Freeland’s remarks also virtually endorsed inflation as a “good thing.” Because, if as she said, the rise in fuel prices reminds us of the need for climate action, why then would not even greater rises be an even stronger reminder? By that reasoning, today’s surging inflation is to be welcomed. Just the thing to get us going “harder and faster” to the fantasia of a green economy.

 

And then there was the robotic and inescapable reference to climate action. It is a hallmark of every Liberal cabinet minister that they drop this empty, flat, vaporous phrase. They must imagine it has the power of some sorcerer’s or witch’s spell — merely utter the magic formula and presto, all argument disappears, all objection vanishes, all need to explain dies when the proper set of words is said. Climate Action. Open Sesame. Same thing.

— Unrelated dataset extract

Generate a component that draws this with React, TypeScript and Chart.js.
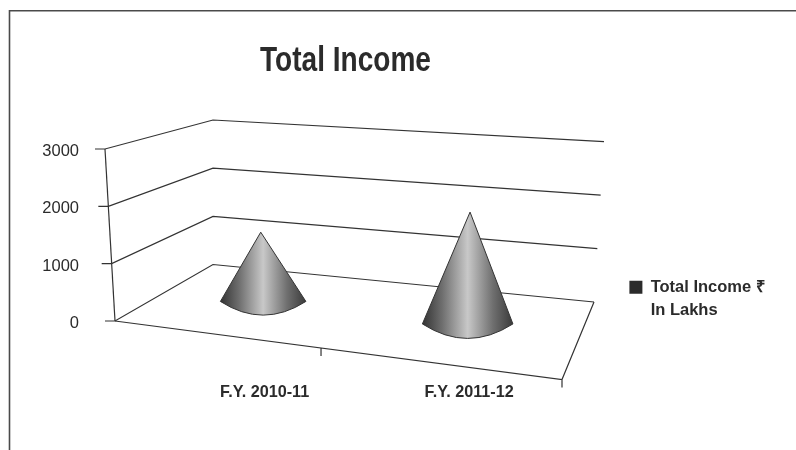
import React, { useEffect, useRef } from "react";
import { Chart, registerables } from "chart.js";

Chart.register(...registerables);

const chartTitle = "Total Income";
const categories = ["F.Y. 2010-11", "F.Y. 2011-12"];
const seriesName = ["Total Income ₹", "In Lakhs"];
const seriesValues = [1350, 2180];
const yTicks = [0, 1000, 2000, 3000];

const FONT = "'Liberation Sans', Arial, sans-serif";
const INK = "#2b2b2b";
const LINE = "#333333";

// 3D box projection, in pixels relative to the chart area
const wall = {
  axisSkew: -10 / 172, // the y axis leans: top is further left
  backX: 213,
  backY0: 264.5,
  backSpan: 144.5,
  rightX0: 594,
  rightX1: 604,
  rightY0: 302,
  rightSpan: 160.3,
  frontLeftX: 115,
  frontRightX: 562,
  frontRightY: 379.5,
};
const legendShift = 48;

const boxPlugin = {
  id: "box3d",
  afterLayout(chart: any) {
    chart.legend.left += legendShift;
    chart.legend.right += legendShift;
  },
  beforeDraw(chart: any) {
    const { ctx } = chart;
    ctx.save();
    ctx.strokeStyle = "#4a4a4a";
    ctx.lineWidth = 1.6;
    ctx.beginPath();
    ctx.moveTo(9.5, 450);
    ctx.lineTo(9.5, 10.8);
    ctx.lineTo(796, 10.8);
    ctx.stroke();
    ctx.restore();
  },
  beforeDatasetsDraw(chart: any) {
    const { ctx, scales } = chart;
    const y = scales.y;
    const zero = y.getPixelForValue(0);
    const axisX = (py: number) => wall.frontLeftX + (zero - py) * wall.axisSkew;
    ctx.save();
    ctx.strokeStyle = LINE;
    ctx.lineWidth = 1.2;
    const top = y.getPixelForValue(y.max);
    ctx.beginPath();
    ctx.moveTo(axisX(top), top);
    ctx.lineTo(axisX(zero), zero);
    ctx.stroke();
    y.ticks.forEach((t: any) => {
      const f = t.value / y.max;
      const py = y.getPixelForValue(t.value);
      const ax = axisX(py);
      ctx.beginPath();
      ctx.moveTo(ax - 10, py);
      ctx.lineTo(ax, py);
      ctx.lineTo(wall.backX, wall.backY0 - wall.backSpan * f);
      ctx.lineTo(wall.rightX0 + (wall.rightX1 - wall.rightX0) * f, wall.rightY0 - wall.rightSpan * f);
      ctx.stroke();
    });
    // floor front edge and ticks
    ctx.beginPath();
    ctx.moveTo(wall.frontLeftX, zero);
    ctx.lineTo(wall.frontRightX, wall.frontRightY);
    ctx.lineTo(wall.rightX0, wall.rightY0);
    ctx.moveTo(wall.frontRightX, wall.frontRightY);
    ctx.lineTo(wall.frontRightX, wall.frontRightY + 8);
    const mid = wall.frontLeftX + (wall.frontRightX - wall.frontLeftX) * 0.4609;
    const midY = zero + (wall.frontRightY - zero) * 0.4609;
    ctx.moveTo(mid, midY);
    ctx.lineTo(mid, midY + 8);
    ctx.stroke();
    ctx.restore();
  },
  beforeDatasetDraw(chart: any, args: any) {
    const { ctx, chartArea } = chart;
    const meta = args.meta;
    const midX = (chartArea.left + chartArea.right) / 2;
    meta.data.forEach((bar: any) => {
      const depth = 1 + (bar.x - midX) * 0.00028;
      const half = (bar.width * depth) / 2;
      const cx = bar.x - 1.5;
      const baseY = chartArea.bottom - 30.8 + (bar.x - chartArea.left) * 0.11;
      const apexY = baseY + (bar.y - bar.base) * 0.895;
      const apexX = cx + (bar.x - midX) * 0.0235;
      const bulge = half * 2 * 0.16;
      const grad = ctx.createLinearGradient(cx - half, 0, cx + half, 0);
      grad.addColorStop(0, "#333333");
      grad.addColorStop(0.22, "#6f6f6f");
      grad.addColorStop(0.5, "#c8c8c8");
      grad.addColorStop(0.78, "#6f6f6f");
      grad.addColorStop(1, "#3a3a3a");
      ctx.save();
      ctx.beginPath();
      ctx.moveTo(apexX, apexY);
      ctx.lineTo(cx + half, baseY);
      ctx.quadraticCurveTo(cx, baseY + bulge * 2, cx - half, baseY);
      ctx.closePath();
      ctx.fillStyle = grad;
      ctx.fill();
      ctx.strokeStyle = LINE;
      ctx.lineWidth = 1;
      ctx.stroke();
      ctx.restore();
    });
    return false;
  },
  afterDraw(chart: any) {
    const { ctx } = chart;
    ctx.save();
    ctx.font = `bold 35.5px ${FONT}`;
    ctx.fillStyle = INK;
    ctx.textBaseline = "alphabetic";
    ctx.textAlign = "center";
    ctx.translate(345.5, 70.7);
    ctx.scale(0.79, 1);
    ctx.fillText(chartTitle, 0, 0);
    ctx.restore();
  },
};

export default function App() {
  const ref = useRef<HTMLCanvasElement>(null);
  useEffect(() => {
    const chart = new Chart(ref.current!, {
      type: "bar",
      data: {
        labels: categories,
        datasets: [
          {
            label: seriesName as any,
            data: seriesValues,
            backgroundColor: INK,
            borderWidth: 0,
            barThickness: 88,
          },
        ],
      },
      options: {
        responsive: false,
        animation: false,
        layout: { padding: { top: 149, right: 0, bottom: -5, left: 0 } },
        plugins: {
          title: { display: false },
          tooltip: { enabled: false },
          legend: {
            position: "right",
            labels: {
              boxWidth: 13,
              boxHeight: 13,
              color: INK,
              font: { family: FONT, size: 16.5, weight: "bold", lineHeight: 1.4 },
            },
          },
        },
        scales: {
          x: {
            grid: { display: false, drawTicks: false },
            border: { display: false },
            ticks: {
              color: INK,
              padding: 61.5,
              maxRotation: 0,
              font: { family: FONT, size: 16.2, weight: "bold" },
            },
            afterFit(s: any) {
              s.height = 134;
              s.paddingLeft = 0;
              s.paddingRight = 224.6;
            },
          },
          y: {
            min: 0,
            max: 3000,
            afterBuildTicks(s: any) {
              s.ticks = yTicks.map((value) => ({ value }));
            },
            grid: { display: false, drawTicks: false },
            border: { display: false },
            ticks: {
              color: INK,
              padding: 83.4,
              labelOffset: 2.5,
              font: { family: FONT, size: 16.5 },
              callback: (v: any) => String(v),
            },
            afterFit(s: any) {
              s.width = 162.4;
              s.paddingTop = 0;
              s.paddingBottom = 0;
            },
          },
        },
      } as any,
      plugins: [boxPlugin],
    });
    return () => chart.destroy();
  }, []);
  return (
    <div style={{ position: "fixed", left: 0, top: 0, width: 796, height: 450, background: "#fff" }}>
      <canvas ref={ref} width={796} height={450} style={{ display: "block" }} />
    </div>
  );
}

The minister’s remarks also extend another delusion. That Canada has, or can have, any significant part to play in this climate crusade.

 

Even if a climate Armageddon is a real possibility, it is demonstrably far beyond the competence or capacity of Canada to make any significant contribution to solving it. Our country is peripheral, at best, in this ‘war.” We don’t count. Freeland and Prime Minister Justin Trudeau continually assert Canada is a key player. We are not.

 

Merely utter the magic formula and presto, all argument disappears

 

It’s tiresome to repeat this, but China, India, all developing countries, hold all the leverage, and they are not, repeat not, joining in this Davos-IPCC crusade to plant windmills.

 

Verily, I believe there is something delusionary about those in high office. Have they wandered so far from the people whom they represent that — in effect — they are celebrating the economic hits raining down on the majority of Canadians?

 

So here we are. As ordinary Canadians are taking out bank loans before going to the gas station, the finance minister is extolling fuel prices, telling them this is a great thing.

 

And — hard to believe, I know — some people are puzzled why so many showed up to listen to a certain candidate for the leadership of the Conservative party. Damn populist.